Michelmersh Brick Holdings
- Industry: Building materials
- Founded: 3 November 1997
- Fate: Trading
- Headquarters: UK

= Michelmersh Brick Holdings =

British brick manufacturer

Michelmersh Brick Holdings plc is a manufacturer of bricks. It is listed on the London Stock Exchange.

==History==
Michelmersh was incorporated in November 1997. In March 2000, the company acquired both Blockleys Bricks and New Acres in a single transaction for £11.75 million.

In May 2004, Michelmersh was floated on the Alternative Investment Market of the London Stock Exchange; this move, which valued the company at £21.3 million, funded a series of modernisation works across its four manufacturing sites that reportedly cost £13 million. As a result of this modernisation effort, by 2006, it was the fourth biggest brick manufacturer in Britain.

During 2007, Michelmersh competed with Austrian brick manufacturer Wienerberger AG over the ownership of Baggeridge Brick, which was concluded when Wienerberger increased its offer to 247p per share and bought the majority of the shares in the firm.

In April 2009, following the start of the Great Recession, Michelmersh recorded a loss of £2.9 million. In 2010, the company stated its intention to pursue expansion by completing acquisitions while disposing of surplus assets such as unneeded land; that same year, it bought Freshfield Lane Brickworks for £10 million. In September 2011, the firm reported that it had returned to profitability amid the recovery of the wider construction market.

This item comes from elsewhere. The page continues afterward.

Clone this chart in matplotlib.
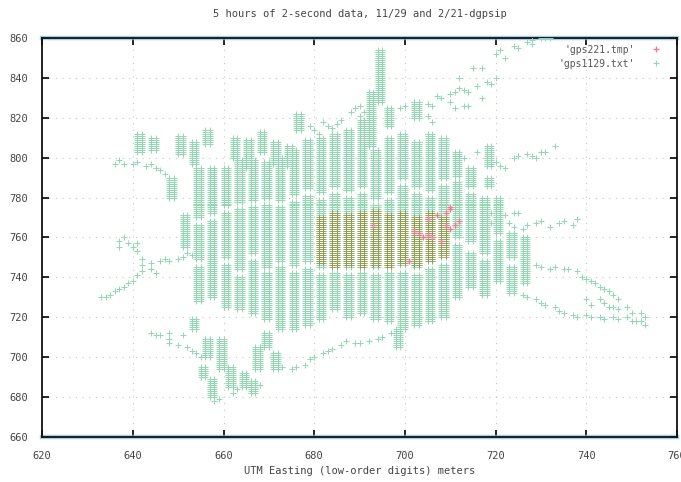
import numpy as np
import matplotlib.pyplot as plt

# gps1129.txt: vertical runs of fixes, (easting, northing_lo, northing_hi),
# each run logged at easting and easting+1
green_runs = [
    (641, 803, 812), (644, 804, 810), (650, 802, 811), (653, 797, 808),
    (656, 807, 814), (662, 800, 810), (665, 795, 809), (668, 803, 813),
    (671, 797, 808), (674, 796, 806), (676, 814, 822), (648, 780, 790),
    (651, 755, 771), (654, 770, 795), (654, 749, 766), (654, 728, 745),
    (657, 772, 795), (657, 730, 768), (660, 776, 795), (660, 750, 772),
    (660, 725, 746), (663, 778, 799), (663, 744, 774), (663, 724, 740),
    (666, 779, 799), (666, 752, 775), (666, 722, 748), (669, 780, 798),
    (669, 745, 776), (669, 719, 742), (672, 779, 800), (672, 748, 775),
    (672, 714, 745), (675, 782, 804), (675, 746, 778), (675, 714, 742),
    (678, 785, 809), (678, 748, 781), (678, 716, 744), (681, 783, 810),
    (681, 745, 779), (681, 719, 741), (684, 786, 812), (684, 746, 782),
    (684, 724, 742), (687, 784, 814), (687, 745, 780), (687, 720, 741),
    (690, 786, 819), (690, 746, 782), (690, 722, 742), (694, 828, 854),
    (692, 806, 833), (693, 780, 804), (693, 745, 776), (693, 719, 741),
    (696, 816, 825), (696, 783, 810), (696, 746, 779), (696, 718, 742),
    (699, 790, 812), (699, 746, 786), (699, 714, 742), (702, 820, 828),
    (702, 786, 808), (702, 745, 782), (702, 716, 741), (705, 784, 812),
    (705, 748, 780), (705, 718, 744), (708, 790, 810), (708, 752, 786),
    (708, 720, 746), (711, 791, 803), (711, 760, 788), (711, 730, 756),
    (714, 786, 795), (714, 758, 782), (714, 735, 752), (718, 796, 806),
    (718, 786, 790), (717, 752, 780), (717, 731, 748), (720, 762, 780),
    (720, 738, 758), (723, 750, 762), (723, 732, 745), (726, 749, 760),
    (726, 737, 749), (655, 690, 695), (656, 700, 709), (659, 694, 709),
    (661, 685, 695), (657, 680, 689), (664, 685, 692), (666, 682, 688),
    (667, 694, 705), (671, 694, 702), (653, 714, 719), (669, 705, 712),
    (698, 705, 714),
]

# gps1129.txt: isolated fixes along the trails
green_x = [
    637, 637, 638, 639, 640, 641, 641, 642, 642, 642, 641, 640, 639, 638, 637, 636, 635, 634, 633,
    644, 644, 645, 646, 647, 648, 650, 651, 652, 653,
    636, 637, 638, 640, 641, 643, 644, 645, 646, 647,
    644, 645, 646, 648, 648, 648, 650, 651, 652, 653, 654, 655,
    658, 659, 662, 663, 665, 668,
    672, 673, 675, 676, 678, 679, 680, 682, 683, 684, 686, 687, 689, 690, 692, 694, 695, 697,
    677, 679, 680, 681, 682, 683, 684, 685, 686, 688, 689, 690, 691, 690,
    699, 700, 702, 705, 706, 707, 708, 710, 711, 712, 713, 714, 712, 715, 717, 718, 720, 719,
    720, 721, 722, 724, 725, 727, 728, 728, 730, 731, 732,
    705, 706, 710, 711, 713, 714, 716, 717,
    709, 711, 713, 716, 719, 720, 721, 722, 724, 725, 727, 728, 729, 730, 731, 733,
    718, 719, 720, 722, 724, 725, 719, 720, 723, 724, 726, 727, 729, 730, 732, 734, 735, 737, 738,
    729, 730, 732, 733, 735, 736, 738, 739, 740, 741, 742, 743, 744, 745, 746, 747,
    726, 727, 729, 730, 731, 733, 734, 735, 737, 738, 740, 741, 740, 741, 743, 744, 745,
    743, 744, 746, 747, 746, 747, 749, 750, 749, 750, 751, 752, 753, 752, 753,
]
green_y = [
    758, 755, 760, 757, 755, 757, 753, 749, 746, 743, 741, 738, 737, 735, 734, 733, 731, 730, 730,
    747, 744, 742, 748, 749, 748, 749, 750, 752, 751,
    797, 799, 797, 797, 798, 796, 797, 795, 794, 792,
    712, 711, 711, 712, 709, 707, 706, 711, 705, 703, 702, 700,
    678, 679, 682, 684, 690, 686,
    694, 695, 694, 695, 696, 699, 700, 702, 703, 704, 706, 708, 707, 707, 708, 709, 710, 712,
    820, 816, 814, 812, 818, 816, 815, 817, 819, 823, 825, 826, 823, 821,
    825, 826, 828, 827, 826, 831, 830, 832, 833, 835, 834, 833, 840, 845, 845, 838, 840, 837,
    852, 854, 850, 856, 855, 858, 857, 859, 860, 860, 860,
    821, 818, 828, 825, 826, 826, 836, 830,
    799, 801, 800, 803, 797, 798, 796, 795, 800, 801, 802, 801, 800, 803, 803, 806,
    774, 772, 770, 771, 772, 772, 767, 766, 767, 765, 764, 766, 767, 768, 765, 767, 768, 766, 769,
    746, 745, 744, 745, 744, 744, 743, 740, 739, 738, 737, 735, 734, 733, 731, 729,
    731, 730, 729, 727, 726, 725, 723, 722, 721, 720, 721, 720, 729, 726, 729, 727, 725,
    720, 719, 725, 724, 720, 719, 725, 722, 720, 718, 718, 722, 720, 718, 716,
]

# gps221.tmp: dense block of runs and scattered fixes
block_runs = [
    (681, 747, 770), (684, 745, 772), (687, 746, 771), (690, 745, 772),
    (693, 746, 773), (696, 745, 771), (699, 747, 772), (702, 746, 770),
    (705, 748, 772), (708, 750, 770),
]
pink_x = [705, 710, 704, 705, 706, 710, 711, 701, 707, 703, 708, 712, 709, 710, 693, 709, 702]
pink_y = [769, 774, 760, 761, 760, 764, 766, 748, 771, 762, 758, 768, 772, 775, 766, 766, 763]


def expand(runs):
    xs, ys = [], []
    for e, lo, hi in runs:
        for n in range(lo, hi + 1):
            xs += [e, e + 1]
            ys += [n, n]
    return xs, ys


gx, gy = expand(green_runs)
gx += green_x
gy += green_y
bx, by = expand(block_runs)

fig = plt.figure(figsize=(6.81, 4.82), dpi=100)
ax = fig.add_axes([0.062, 0.094, 0.932, 0.827])

mono = 'DejaVu Sans Mono'
green = '#8fd9b0'
pink = '#f27a94'

ax.plot(gx, gy, ls='none', marker='+', ms=4.2, mew=0.7, color=green, zorder=3)
ax.plot(bx, by, ls='none', marker='+', ms=4.2, mew=0.7, color='#8f9c48', alpha=0.8, zorder=4)
ax.plot(pink_x, pink_y, ls='none', marker='+', ms=4.5, mew=1.0, color=pink, zorder=5)

# legend entries
ax.plot([], [], ls='none', marker='+', ms=4.5, mew=1.0, color=pink, label="'gps221.tmp'")
ax.plot([], [], ls='none', marker='+', ms=4.5, mew=0.8, color=green, label="'gps1129.txt'")
leg = ax.legend(loc='upper right', frameon=False, markerfirst=False,
                prop={'family': mono, 'size': 7}, handlelength=1.0,
                handletextpad=1.6, borderaxespad=0.3, labelspacing=0.4,
                bbox_to_anchor=(0.985, 1.0))
for t in leg.get_texts():
    t.set_color('#555555')

ax.set_xlim(620, 760)
ax.set_ylim(660, 860)
ax.set_xticks(np.arange(620, 761, 20))
ax.set_yticks(np.arange(660, 861, 20))
ax.tick_params(direction='in', length=5, width=1.2, top=True, right=True,
               labelsize=7.5, labelcolor='#444444', colors='black', pad=10)
for lab in ax.get_xticklabels() + ax.get_yticklabels():
    lab.set_family(mono)
ax.grid(True, color='#c4c4c4', lw=0.8, ls=(0, (1, 5)))
ax.set_axisbelow(True)

for s in ax.spines.values():
    s.set_linewidth(1.3)
    s.set_color('#111111')
for yy in (0, 1):
    ax.plot([0, 1], [yy, yy], transform=ax.transAxes, color='#7fb8d8',
            lw=3.2, alpha=0.7, clip_on=False, zorder=1)

ax.set_title('5 hours of 2-second data, 11/29 and 2/21-dgpsip',
             family=mono, fontsize=7.5, color='#444444', pad=15)
ax.set_xlabel('UTM Easting (low-order digits) meters', family=mono,
              fontsize=7.5, color='#444444', labelpad=4)

fig.savefig('out.png', dpi=100)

In late 2013, the company observed that sales had increased by 10 percent. In response, it raised £10 million via the issuing of shares; this measure financed manufacturing improvements that expanded production by six million units per year. In 2017, Michelmersh purchased the South Yorkshire-based firm Carlton for £31.2 million; this acquisition increased the company's annual brick production rate beyond 100 million.

In response to the COVID-19 pandemic in the United Kingdom, a three-week production stoppage was enacted on 30 March 2020; a period of weak demand across the construction sector for months following the resumption. By November of that year, the company declared that trading had returned to nominal levels; in March 2022, it was reported that Michelmersh's performance had surpassed its pre-pandemic peak. That same year, in response to escalating energy prices, the firm had accelerated its alternative energy programme, rolling out solar panels across its factories. During the early 2020s, Michelmersh produced the world's first hydrogen-fired brick.

In November 2022, Michelmersh purchased the prefabricated specialist FabSpeed in exchange for roughly £6.25 million. In March 2023, the firm recorded a profit of £11.4 million while maintaining a margin of 40 per cent. In March 2025, it reported a pre-tax profit of £8 million, attributing this result to intense competition. In March 2026, the company launched a programme of works to improve its production locations. Two months later, in response to a nationwide construction slowdown, Michelmersh elected to discontinue production at its Charnwood site.